The molded utility cable 82 emerging from the die 38A extends through spaced apart pullers 86 and 88 used to pull the molded utility cable through the die 38A and then passed between spaced apart lopper rolls 74 in a zigzag fashion to repeatedly flex the cable and avoid the formation of a memory or set that might occur when the cable is stored in coiled form. As in the first embodiment, the cable is then either coiled on a reel 76 or continuously processed by the application of a catalyzed polymer, conductors and filaments as explained hereinbefore and illustrated in FIG. 2.

While the present invention has been described in connection with the preferred embodiments of the various figures, it is to be understood that other similar embodiments may be used or modifications and additions may be made to described embodiments for performing the same function of the present invention without deviating there from. Therefore, the present invention should not be limited to any single embodiment, but rather construed in breadth and scope in accordance with the recitation of the appended claims.

Claims

1. Apparatus for forming a sheathed utility cable, said apparatus including the combination of:

an applicator for applying a mass of a catalyzed polymer to-a utility conductor and plurality of strands of reinforcing filaments,

a protrusion die having an elongated continuous flow space for passage of bundle consisting of said caterized polymer, utility conductor and reinforcement filaments discharged from said applicator

a sleeve surrounding said protrusion die for forming an annular chamber there between;

a plurality of closure members at spaced apart locations along said annular chamber for forming discrete chambers for passage of a fluid medium;

inlet and outlet conduits connecting to each of said discrete chamber for passage of a fluid medium;

a controller for a fluid medium passing to each of said desecrate chambers for maintaining a predetermined thermal gradient along said protrusion die; and

a driven puller for continuously advancing said bundle from said die.

2. The apparatus according to claim 1 further including a plurality of creels for supplying said reinforcement filaments to said applicator.

3. The apparatus according to claim 1 further including a cure lopper for continuously reversely bending said bundle after discharge from said protrusion die.

4. The apparatus according to claim 1 further including a second applicator for applying a mass of uncured polymer and a plurality filer conductors to said bundle.

5. The apparatus according to claim 1 wherein said applicator includes nozzles supported in an entry end of said protrusion die and wherein said apparatus further includes headers for supplying a catalyst and a polymer to said utility conductor.

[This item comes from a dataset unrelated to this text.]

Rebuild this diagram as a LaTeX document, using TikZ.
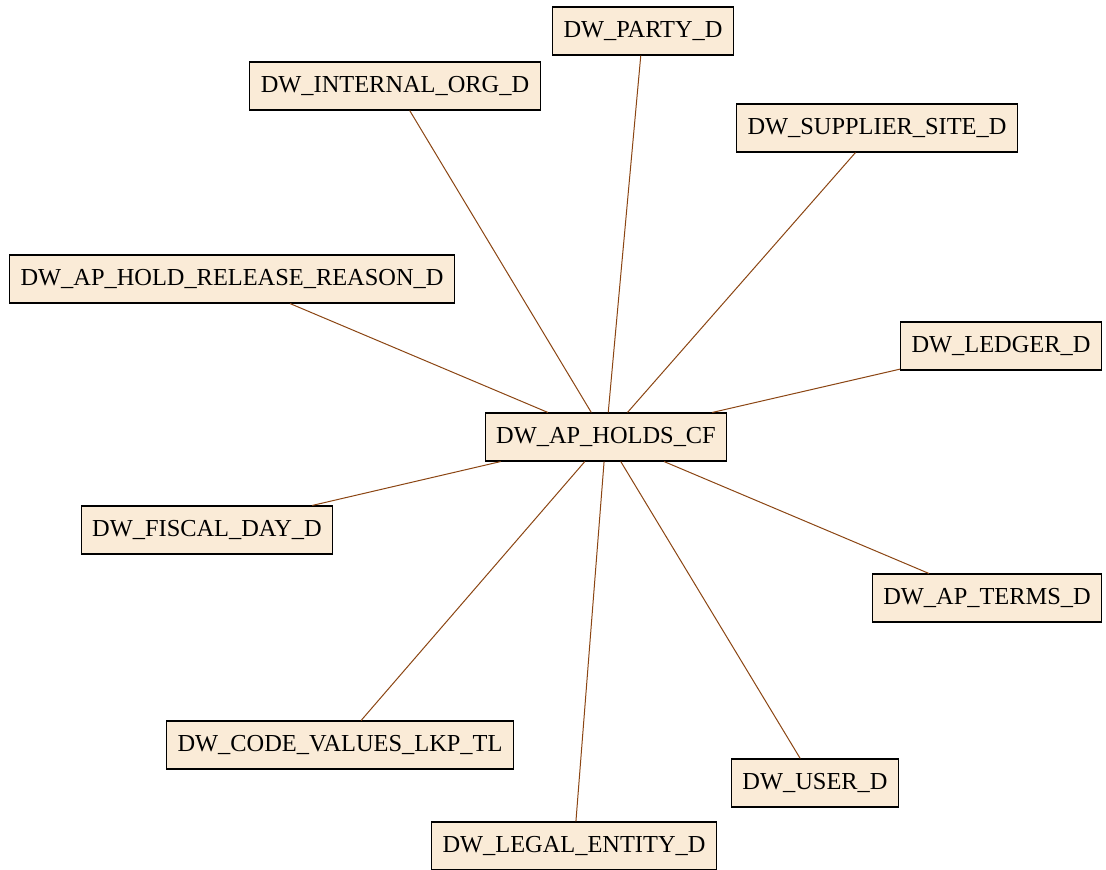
\documentclass[tikz,border=0pt]{standalone}
\usepackage{fontspec}
\setmainfont{Liberation Serif}
\definecolor{boxfill}{HTML}{FAEBD7}
\definecolor{edgecol}{HTML}{8B4513}
\begin{document}
\begin{tikzpicture}[x=1pt,y=-1pt,
  tbl/.style={draw=black,fill=boxfill,line width=1.1pt,inner xsep=11pt,inner ysep=0pt,minimum height=48pt,font=\fontsize{24.4}{24.4}\selectfont},
  rel/.style={draw=edgecol,line width=1pt}]
\useasboundingbox (0,0) rectangle (1106,870);
\node[tbl] (hub) at (606,437) {DW\_AP\_HOLDS\_CF};
\node[tbl] (party) at (643,31) {DW\_PARTY\_D};
\node[tbl] (intorg) at (395,86) {DW\_INTERNAL\_ORG\_D};
\node[tbl] (supp) at (877,128) {DW\_SUPPLIER\_SITE\_D};
\node[tbl] (hold) at (232,279) {DW\_AP\_HOLD\_RELEASE\_REASON\_D};
\node[tbl] (ledger) at (1001,346) {DW\_LEDGER\_D};
\node[tbl] (fiscal) at (207,530) {DW\_FISCAL\_DAY\_D};
\node[tbl] (terms) at (987,598) {DW\_AP\_TERMS\_D};
\node[tbl] (code) at (340,745) {DW\_CODE\_VALUES\_LKP\_TL};
\node[tbl] (user) at (815,783) {DW\_USER\_D};
\node[tbl] (legal) at (574,846) {DW\_LEGAL\_ENTITY\_D};
\foreach \n in {party,intorg,supp,hold,ledger,fiscal,terms,code,user,legal}
  \draw[rel] (hub) -- (\n);
\end{tikzpicture}
\end{document}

6. The apparatus according to claim 1 wherein said protrusion die includes a venturi shaped die surface.

7. The apparatus according to claim 1 wherein said applicator comprises a vessel for a bath of a catalyzed polymer.

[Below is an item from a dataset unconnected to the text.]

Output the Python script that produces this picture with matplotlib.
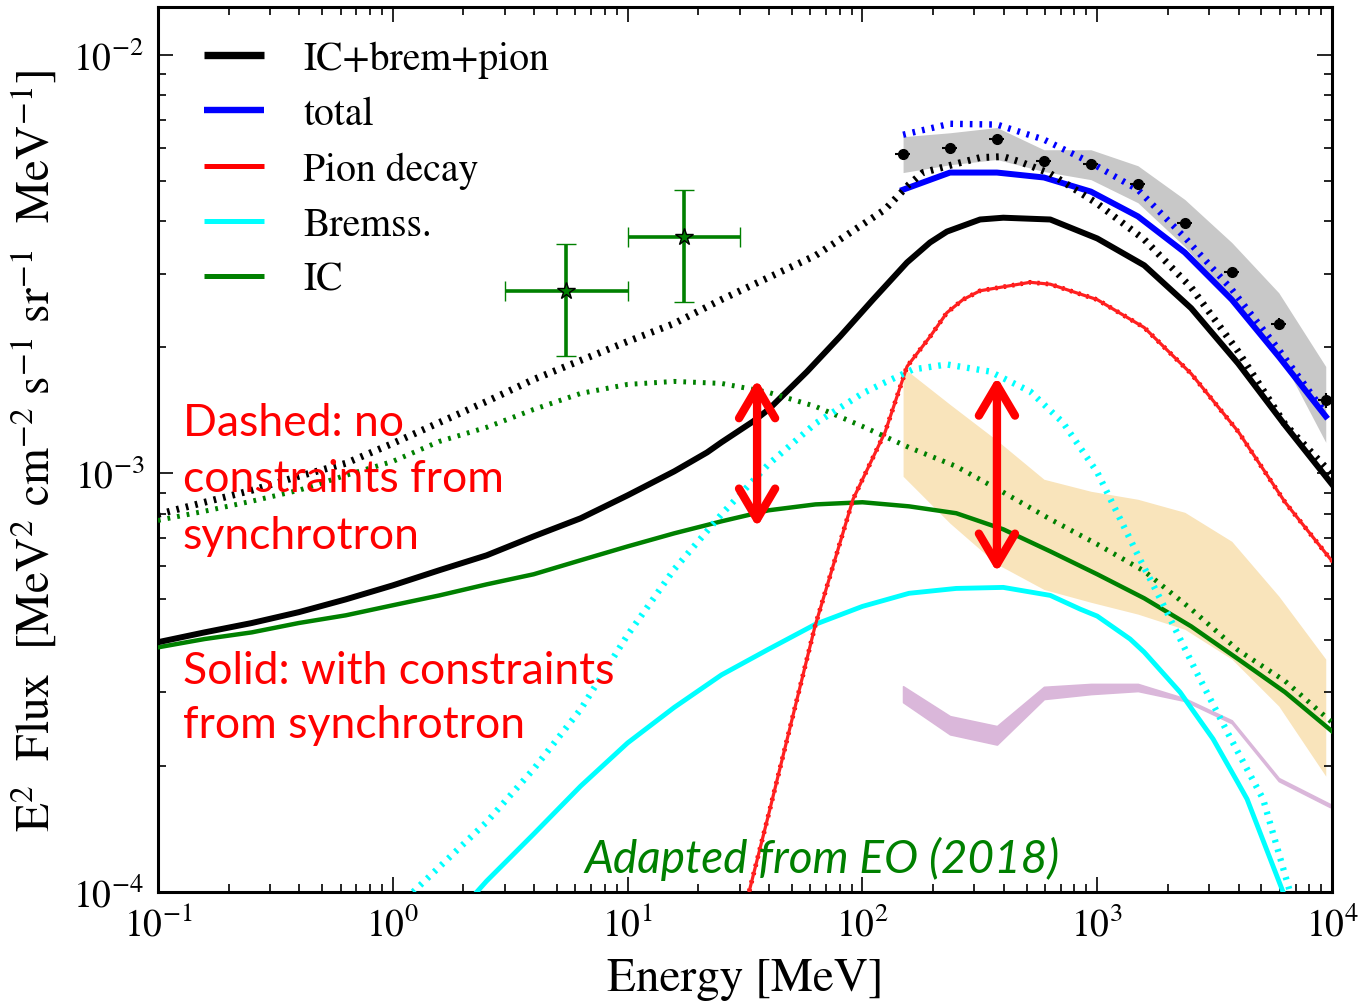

8. A method to reinforce a conductor of a utility transmission line, said method including the steps of:

selecting a transmission line for a desired utility;

selecting a plurality of strands of filaments to mechanically reinforce the utility transmission line;

selecting a polymer treated with a catalyst to encase the strands of filament and the transmission line;

pulling the strands of filament and the transmission line encased in the treated polymer through an elongated protrusion die to form an electrically insulated and reinforced utility cable;

maintaining an elevated temperature gradient along the die to control the physical property of the polymer as the polymer catalyze;

bending the polymer in reversed directions after emerging from the protrusion die during completion of the catalyzing and during cooling to ambient temperature to avoid the occurrence of a permanent set in the catalyzed polymer; and coiling the newly formed electrically insulated and reinforced utility cable.

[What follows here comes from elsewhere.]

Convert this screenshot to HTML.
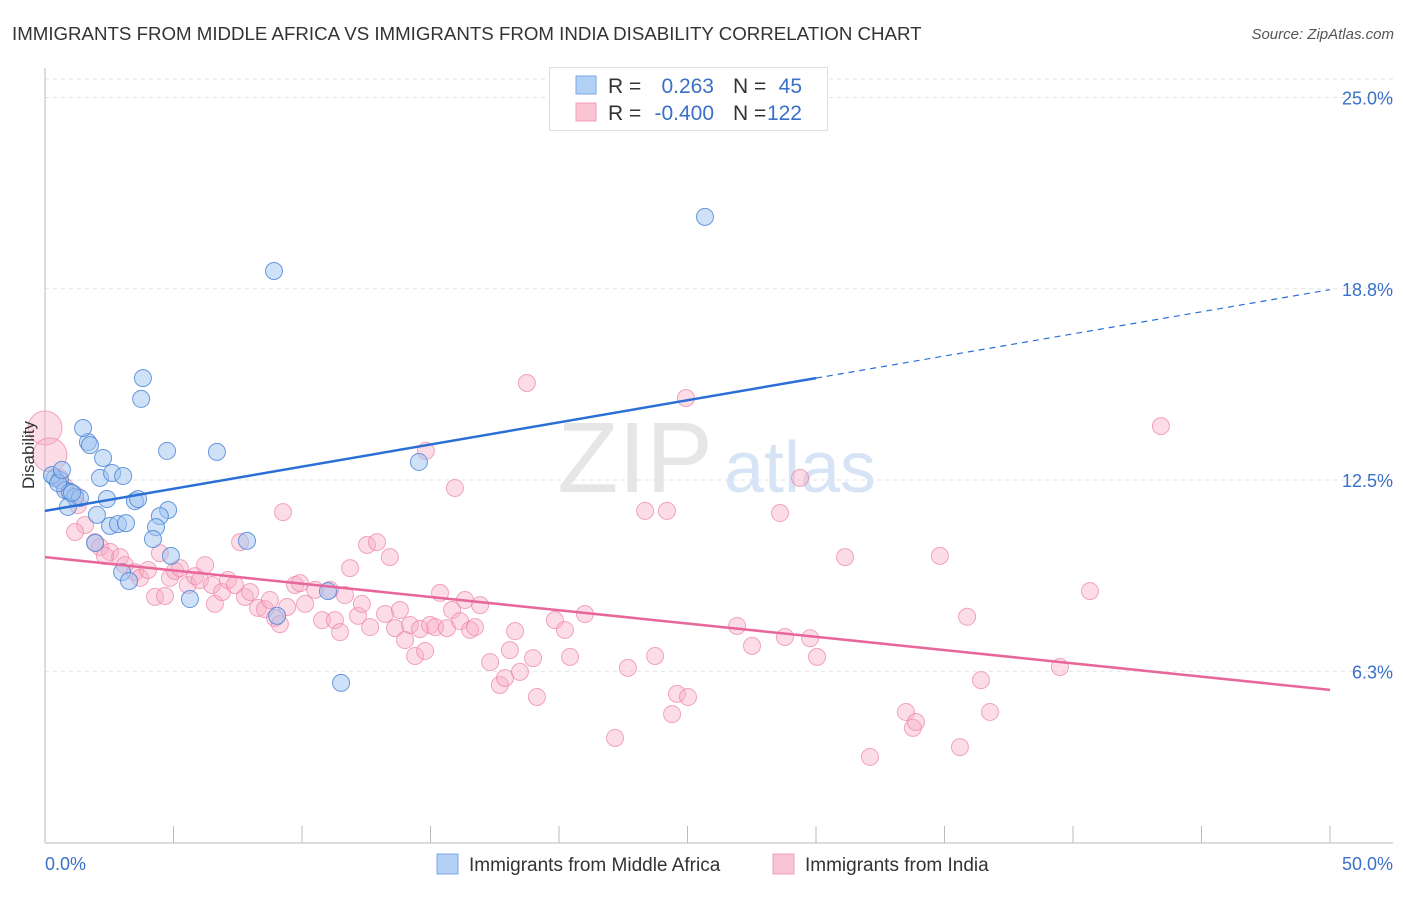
<!DOCTYPE html>
<html><head><meta charset="utf-8"><style>
body{margin:0;background:#fff;font-family:"Liberation Sans",sans-serif;}
svg text{font-family:"Liberation Sans",sans-serif;}
</style></head><body>
<svg id="chart" width="1406" height="892" xmlns="http://www.w3.org/2000/svg">
<text x="12" y="40" font-size="18.7" fill="#333">IMMIGRANTS FROM MIDDLE AFRICA VS IMMIGRANTS FROM INDIA DISABILITY CORRELATION CHART</text>
<text x="1394" y="39" font-size="15" fill="#555" font-style="italic" text-anchor="end">Source: ZipAtlas.com</text>
<text x="635" y="492" font-size="100" fill="#e6e6e6" font-family="Liberation Serif" text-anchor="middle">ZIP</text>
<text x="800" y="492" font-size="72" fill="#d6e4f5" text-anchor="middle">atlas</text>
<g id="grid"></g>
<g id="axes"></g>
<g id="pts"></g>
<g id="lines"></g>
<text x="34" y="455" font-size="17" fill="#333" text-anchor="middle" transform="rotate(-90 34 455)">Disability</text>
<g>
<rect x="549.5" y="67.5" width="278" height="63" fill="#fff" stroke="#ddd"/>
<rect x="576" y="76" width="20" height="18" fill="#b3d0f5" stroke="#7aa8e6"/>
<rect x="576" y="103" width="20" height="18" fill="#f9c4d4" stroke="#f0a0b8"/>
<text x="608" y="93" font-size="21" fill="#333">R =</text>
<text x="714" y="93" font-size="21" fill="#3a70c8" text-anchor="end">0.263</text>
<text x="733" y="93" font-size="21" fill="#333">N =</text>
<text x="802" y="93" font-size="21" fill="#3a70c8" text-anchor="end">45</text>
<text x="608" y="120" font-size="21" fill="#333">R =</text>
<text x="714" y="120" font-size="21" fill="#3a70c8" text-anchor="end">-0.400</text>
<text x="733" y="120" font-size="21" fill="#333">N =</text>
<text x="802" y="120" font-size="21" fill="#3a70c8" text-anchor="end">122</text>
</g>
<g>
<rect x="437" y="854" width="21" height="20" fill="#b3d0f5" stroke="#7aa8e6"/>
<text x="469" y="871" font-size="19" fill="#333">Immigrants from Middle Africa</text>
<rect x="773" y="854" width="21" height="20" fill="#f9c4d4" stroke="#f0a0b8"/>
<text x="805" y="871" font-size="19" fill="#333">Immigrants from India</text>
</g>
</svg>
<script>
const blueX=[0.39,0.58,0.78,0.97,1.17,1.36,1.67,1.75,1.48,2.26,2.14,2.61,3.04,2.41,2.02,0.89,2.53,2.84,3.15,3.50,3.62,3.81,3.74,4.75,4.79,4.47,4.32,4.20,4.90,3.00,3.27,5.64,6.69,7.86,8.91,25.68,14.55,11.01,11.52,9.03,1.95,0.27,0.51,1.05,0.66];
const blueY=[12.57,12.50,12.17,12.11,11.94,11.91,13.74,13.64,14.20,13.22,12.57,12.73,12.63,11.88,11.36,11.62,11.00,11.06,11.09,11.81,11.88,15.83,15.15,13.45,11.52,11.32,10.96,10.57,10.02,9.49,9.20,8.61,13.42,10.51,19.33,21.10,13.09,8.87,5.87,8.06,10.44,12.66,12.40,12.08,12.83];
const pinkX=[0,0.19,0.58,0.78,1.17,1.28,1.56,1.17,1.95,2.14,2.53,2.92,2.33,3.11,3.50,3.70,4.01,4.28,4.47,4.67,4.86,5.06,5.25,5.56,5.84,6.03,6.23,6.50,6.61,6.89,7.12,7.39,7.59,7.78,7.98,8.29,8.56,8.75,8.95,9.14,9.26,9.42,9.73,9.92,10.12,10.51,10.78,11.09,11.28,11.48,11.67,11.87,12.18,12.33,12.53,12.65,12.92,13.23,13.42,13.62,13.81,14.01,14.20,14.40,14.59,14.79,14.98,15.18,14.82,15.37,15.64,15.84,15.95,16.15,16.34,16.54,16.73,16.93,17.32,17.70,17.90,18.09,18.29,18.48,18.75,18.99,19.14,19.84,20.23,20.43,21.01,22.18,22.68,23.35,23.74,24.20,24.40,24.59,24.94,25.02,26.93,27.51,28.60,28.79,29.38,29.77,30.04,31.13,32.10,33.50,33.77,33.89,34.82,35.60,35.88,36.42,36.77,39.49,40.66,43.42];
const pinkY=[14.20,13.32,12.57,12.27,12.01,11.68,11.03,10.80,10.47,10.31,10.15,9.98,10.02,9.72,9.49,9.30,9.56,8.68,10.11,8.71,9.30,9.53,9.62,9.07,9.36,9.23,9.72,9.07,8.45,8.84,9.23,9.07,10.47,8.68,8.84,8.32,8.28,8.58,7.99,7.79,11.45,8.35,9.07,9.13,8.45,8.91,7.92,8.91,7.92,7.53,8.74,9.62,8.06,8.45,10.38,7.69,10.47,8.12,9.98,7.66,8.25,7.27,7.76,6.75,7.63,6.91,7.76,7.69,13.45,8.81,7.66,8.25,12.24,7.89,8.58,7.60,7.69,8.41,6.55,5.80,6.03,6.94,7.56,6.23,15.67,6.68,5.41,7.92,7.60,6.72,8.12,4.07,6.36,11.49,6.75,11.49,4.85,5.51,15.18,5.41,7.73,7.08,11.42,7.37,12.57,7.33,6.72,9.98,3.45,4.92,4.40,4.59,10.02,3.77,8.03,5.96,4.92,6.39,8.87,14.26];
const blueTrend=[11.49,15.83,18.72]; // at x=0,30,50
const pinkTrend=[9.98,5.64]; // at x=0,50
const yTicks=[25.0,18.75,12.5,6.25];
const yTickLabels=["25.0%","18.8%","12.5%","6.3%"];
const xTicks=[0,5,10,15,20,25,30,35,40,45,50];

const NS="http://www.w3.org/2000/svg";
const sx=v=>45+v*25.7;
const sy=v=>862.5-v*30.6;
function mk(tag,attrs,parent){const e=document.createElementNS(NS,tag);for(const k in attrs)e.setAttribute(k,attrs[k]);parent.appendChild(e);return e;}
const grid=document.getElementById('grid'),axes=document.getElementById('axes'),pts=document.getElementById('pts'),lines=document.getElementById('lines');
let g=mk('line',{x1:45,x2:1393,y1:79,y2:79,stroke:'#e2e2e2','stroke-dasharray':'4,4'},grid);


yTicks.forEach((t,i)=>{
  const l=mk('line',{x1:45,x2:1393,y1:sy(t),y2:sy(t),stroke:'#e2e2e2','stroke-dasharray':'4,4'},grid);
  
  
  const tx=mk('text',{x:1393,y:sy(t)+7,'font-size':18,fill:'#3a70c8','text-anchor':'end'},axes);
  tx.textContent=yTickLabels[i];
  
  
});
let a=mk('line',{x1:45,x2:45,y1:68,y2:843,stroke:'#bbb'},axes);


a=mk('line',{x1:45,x2:1393,y1:843,y2:843,stroke:'#bbb'},axes);


xTicks.forEach(t=>{
  const l=mk('line',{x1:sx(t),x2:sx(t),y1:826,y2:843,stroke:'#bbb'},axes);
  
  
});
let t0=mk('text',{x:45,y:870,'font-size':18,fill:'#3a70c8'},axes);t0.textContent="0.0%";


let t1=mk('text',{x:1393,y:870,'font-size':18,fill:'#3a70c8','text-anchor':'end'},axes);t1.textContent="50.0%";



pinkX.forEach((x,i)=>{
  const c=mk('circle',{cx:sx(x),cy:sy(pinkY[i]),r:i<2?17:8.5,fill:'rgba(248,175,198,0.42)',stroke:'rgba(236,130,165,0.7)','stroke-width':1},pts);
  
  
});
blueX.forEach((x,i)=>{
  const c=mk('circle',{cx:sx(x),cy:sy(blueY[i]),r:8.5,fill:'rgba(160,196,240,0.5)',stroke:'rgba(70,130,215,0.8)','stroke-width':1},pts);
  
  
});
let ln=mk('line',{x1:sx(0),y1:sy(blueTrend[0]),x2:sx(30),y2:sy(blueTrend[1]),stroke:'#2a6fd6','stroke-width':2.5},lines);


ln=mk('line',{x1:sx(30),y1:sy(blueTrend[1]),x2:sx(50),y2:sy(blueTrend[2]),stroke:'#2a6fd6','stroke-width':1.2,'stroke-dasharray':'6,5'},lines);


ln=mk('line',{x1:sx(0),y1:sy(pinkTrend[0]),x2:sx(50),y2:sy(pinkTrend[1]),stroke:'#e8679a','stroke-width':2.5},lines);


</script>
</body></html>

9. The method according to claim 8 wherein said step of maintaining a temperature gradient includes differentially controlling the temperature in the protrusion die at multiple sites along the die.

10. The method according to claim 8 wherein the selected polymer and catalyst are separately applied to the separate transmission line at an entry portion of the protrusion die.

11. The method according to claim 10 wherein the selected polymer is cyclopentadiene and wherein the selected catalyst is ruthenium bichloride.

12. The method according to claim 8 wherein the selected polymer and catalyst are mixed to form a bath.

13. The method according to claim 12 wherein the said bath comprises an epoxy.

14. A method to reinforce a conductor of a utility transmission line, said method including the steps of:

selecting a transmission line for a desired utility;

selecting a plurality of strands of filaments;

dispersing the strands of filament about the transmission line in a catalyzed polymer at the entrance to a die;

pulling the selected transmission line and the strands of filament containing a resin and catalyst through an elongated die having a length sufficient to allow an exothermic ring open metathesis polymerization of the resin;

differentially cooling the die at multiple sites along the die to control physical property of the polymerized resin; and

subjecting the extruded product issuing from the die to repeated reverse mechanical bending during completion of the polymerization and final cooling.

15. The method according to claim 14 wherein the said catalyzed polymer is cyclopentadiene and wherein the selected catalyst is ruthenium bichloride.